Data Pipeline¶
The data pipeline generates synthetic baseball pitch data, loads it, preprocesses features, and creates sequences for model training.
Data Generation¶
The simulator (pitch_sequencing.data.simulator) generates realistic pitch-by-pitch data.
Pitcher Archetypes¶
Each simulated pitcher is assigned one of four archetypes:
| Archetype | Fastball % | Slider % | Curveball % | Changeup % | Fatigue Threshold |
|---|---|---|---|---|---|
| Power | 55% | 20% | 10% | 15% | 95 pitches |
| Finesse | 25% | 15% | 30% | 30% | 80 pitches |
| Slider Specialist | 20% | 40% | 20% | 20% | 85 pitches |
| Balanced | 30% | 25% | 25% | 20% | 90 pitches |
Archetype blending uses 60% archetype bias and 40% count-based probabilities.
Sequence Strategies¶
Eight pitch patterns create learnable sequential dependencies by boosting follow-up pitch probability by 15-25%:
- Fastball → Fastball → Changeup
- Slider → Slider → Fastball
- Curveball → Fastball (and more)
Count-Dependent Outcomes¶
Hit rates vary from 5-6% in pitcher's counts (0-2, 1-2) to 19-23% in hitter's counts (3-0, 3-1).
Fatigue Modeling¶
After an archetype-specific threshold (80-95 pitches), pitchers shift toward fastballs and more balls.
Game Situation¶
Runners on base and score differential affect pitch selection probabilities.
CLI Usage¶
Python Usage¶
from pitch_sequencing.data.simulator import generate_dataset, generate_hmm_sequences
# Main dataset (~384K rows)
df = generate_dataset(num_games=3000, at_bats_per_game=35, seed=42)
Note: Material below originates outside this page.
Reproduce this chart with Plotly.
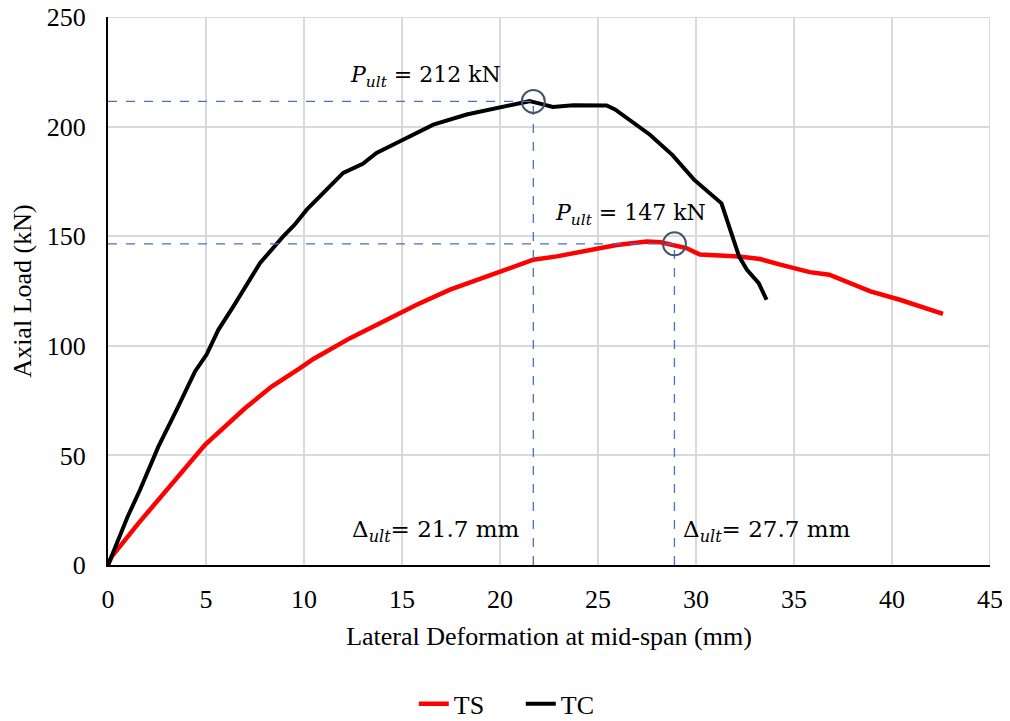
import plotly.graph_objects as go

# TS (red) curve
ts_x = [0, 0.19, 1.55, 3.25, 4.95, 6.99, 8.35, 9.8, 10.48, 12.35, 14.05, 14.9, 15.75, 17.45, 20, 21.7,
        22.9, 24.25, 25.95, 27.5, 28.2, 29.5, 30.2, 32.2, 33.27, 34.3, 35.8, 36.8, 38.9, 40.4, 42.6]
ts_y = [0, 3.8, 19, 37.3, 54.8, 71.5, 81.4, 89.8, 94, 103.5, 111, 115, 118.7, 125.6, 134, 139.3,
        140.8, 143, 146, 147.6, 147.2, 144.6, 141.6, 140.7, 139.6, 137, 133.6, 132.4, 124.8, 121, 114.6]

# TC (black) curve
tc_x = [0, 0.4, 1.0, 1.63, 2.57, 3.5, 4.44, 5.03, 5.63, 6.39, 7.0, 7.76, 8.94, 9.5, 10.14, 10.99, 12.0,
        13.0, 13.7, 14.9, 15.75, 16.6, 18.3, 20, 21.0, 21.5, 22.04, 22.7, 23.74, 25.44, 25.87, 26.46,
        27.14, 27.65, 28.8, 29.9, 31.3, 31.7, 32.2, 32.6, 33.2, 33.6]
tc_y = [0, 9, 22, 34.2, 54, 70.8, 88.3, 96, 107.3, 117.9, 127, 137.8, 149.9, 155, 162.1, 169.7, 178.9,
        183, 188, 193.3, 197.1, 200.9, 205.5, 208.5, 210.5, 211.6, 210.5, 209, 209.7, 209.6, 207.8, 203.9,
        199.4, 196.3, 187, 175.8, 165, 154, 140.7, 134.7, 128.6, 121]

# Ultimate points (marker positions) and labels
peak_x = [21.7, 28.9]
peak_y = [211.5, 146.5]
p_labels = ["212 kN", "147 kN"]
d_labels = ["21.7 mm", "27.7 mm"]

x_ticks = [0, 5, 10, 15, 20, 25, 30, 35, 40, 45]
y_ticks = [0, 50, 100, 150, 200, 250]
x_range = [0, 45]
y_range = [0, 250]

FONT = "Liberation Serif, Times New Roman, serif"
MFONT = "DejaVu Serif, serif"
GRID = "#D9D9D9"

fig = go.Figure()
fig.add_trace(go.Scatter(x=ts_x, y=ts_y, mode="lines", name="TS",
                         line=dict(color="#FF0000", width=4.5)))
fig.add_trace(go.Scatter(x=tc_x, y=tc_y, mode="lines", name="TC",
                         line=dict(color="#000000", width=4)))

shapes = [
    # edge gridlines (top and right) which plotly omits at range boundaries
    dict(type="line", xref="x", yref="y", x0=x_range[0], x1=x_range[1], y0=y_range[1], y1=y_range[1],
         line=dict(color=GRID, width=2), layer="below"),
    dict(type="line", xref="x", yref="y", x0=x_range[1], x1=x_range[1], y0=y_range[0], y1=y_range[1],
         line=dict(color=GRID, width=2), layer="below"),
]
for px, py in zip(peak_x, peak_y):
    shapes.append(dict(type="line", xref="x", yref="y", x0=0, x1=px, y0=py, y1=py,
                       line=dict(color="#4472C4", width=1.3, dash="dash"), layer="above"))
    shapes.append(dict(type="line", xref="x", yref="y", x0=px, x1=px, y0=0, y1=py,
                       line=dict(color="#4472C4", width=1.3, dash="dash"), layer="above"))
    shapes.append(dict(type="circle", xref="x", yref="y", xsizemode="pixel", ysizemode="pixel",
                       xanchor=px, yanchor=py, x0=-11.5, x1=11.5, y0=-11.5, y1=11.5,
                       line=dict(color="#44546A", width=2), fillcolor="rgba(0,0,0,0)", layer="above"))

def p_text(v):
    return "<i>P</i><sub><i>ult</i></sub>&nbsp;=&nbsp;" + v

def d_text(v):
    return "Δ<sub><i>ult</i></sub>=&nbsp;" + v

annotations = [
    dict(x=20.15, y=222.8, xref="x", yref="y", xanchor="right", yanchor="middle", showarrow=False,
         text=p_text(p_labels[0]), font=dict(family=MFONT, size=22, color="black")),
    dict(x=30.6, y=159.8, xref="x", yref="y", xanchor="right", yanchor="middle", showarrow=False,
         text=p_text(p_labels[1]), font=dict(family=MFONT, size=22, color="black")),
    dict(x=12.35, y=15.5, xref="x", yref="y", xanchor="left", yanchor="middle", showarrow=False,
         text=d_text(d_labels[0]), font=dict(family=MFONT, size=23, color="black")),
    dict(x=29.23, y=15.5, xref="x", yref="y", xanchor="left", yanchor="middle", showarrow=False,
         text=d_text(d_labels[1]), font=dict(family=MFONT, size=23, color="black")),
]

fig.update_layout(
    width=1002, height=713,
    margin=dict(l=100, r=20, t=9, b=156),
    plot_bgcolor="white", paper_bgcolor="white",
    font=dict(family=FONT, size=26, color="black"),
    shapes=shapes, annotations=annotations,
    showlegend=True,
    legend=dict(orientation="h", x=0.468, xanchor="center", xref="paper",
                y=0.024, yanchor="middle", yref="container", entrywidth=62,
                font=dict(family=FONT, size=26), bgcolor="rgba(0,0,0,0)"),
    xaxis=dict(range=x_range, tickvals=x_ticks, showgrid=True, gridcolor=GRID, gridwidth=2,
               zeroline=False, showline=True, linecolor="black", linewidth=2, ticks="",
               ticklabelstandoff=10, automargin=False, ticklabeloverflow="allow",
               tickfont=dict(family=FONT, size=26),
               title=dict(text="Lateral Deformation at mid-span (mm)", standoff=14,
                          font=dict(family=FONT, size=26))),
    yaxis=dict(range=y_range, tickvals=y_ticks, showgrid=True, gridcolor=GRID, gridwidth=2,
               zeroline=False, showline=True, linecolor="black", linewidth=2, ticks="",
               ticklabelstandoff=15, automargin=False, ticklabeloverflow="allow",
               tickfont=dict(family=FONT, size=26),
               title=dict(text="Axial Load (kN)", standoff=8, font=dict(family=FONT, size=26))),
)

fig.write_html("out.html")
# HMM sequences (2500 x 100)
hmm_df = generate_hmm_sequences(num_sequences=2500, sequence_length=100, seed=42)
Data Loading¶
from pitch_sequencing.data.loader import load_pitch_data, create_sequences
df = load_pitch_data("data/baseball_pitch_data.csv", filter_none_prev=True)
Dataset Columns¶
| Column | Type | Description |
|---|---|---|
| Balls | int | Current ball count (0-3) |
| Strikes | int | Current strike count (0-2) |
| PitchType | str | Fastball, Slider, Curveball, Changeup |
| Outcome | str | ball, strike, hit |
| PitcherType | str | power, finesse, slider_specialist, balanced |
| PitchNumber | int | Cumulative per-game pitch count |
| AtBatNumber | int | At-bat number within game (1-35) |
| RunnersOn | int | Number of runners on base (0-3) |
| ScoreDiff | int | Score differential |
| PreviousPitchType | str | Previous pitch thrown |
Note
PitchNumber is the same value for all pitches within an at-bat. It is a cumulative per-game pitch count, not sequential per-pitch.
Preprocessing¶
Encoding Categoricals¶
from pitch_sequencing.data.preprocessing import encode_categoricals
df, encoders = encode_categoricals(df, ["PitchType", "Outcome", "PitcherType", "PreviousPitchType"])
# Creates PitchType_enc, Outcome_enc, etc.
Normalizing Numericals¶
from pitch_sequencing.data.preprocessing import normalize_numericals
df, stats = normalize_numericals(df, ["PitchNumber", "AtBatNumber", "RunnersOn", "ScoreDiff"])
# Saves PitchNumber_raw, AtBatNumber_raw for boundary detection
Creating Sequences¶
For sequence models (LSTM, CNN1D, Transformer):
from pitch_sequencing.data.loader import create_sequences
X_seq, y_seq, game_starts = create_sequences(
df, window_size=8,
feature_cols=["Balls", "Strikes", "PitchType_enc", ...],
target_col="PitchType_enc"
)
# X_seq shape: (n_samples, 8, n_features)
# y_seq shape: (n_samples,)
Game boundaries are detected using AtBatNumber resets (drops from ~35 back to 1).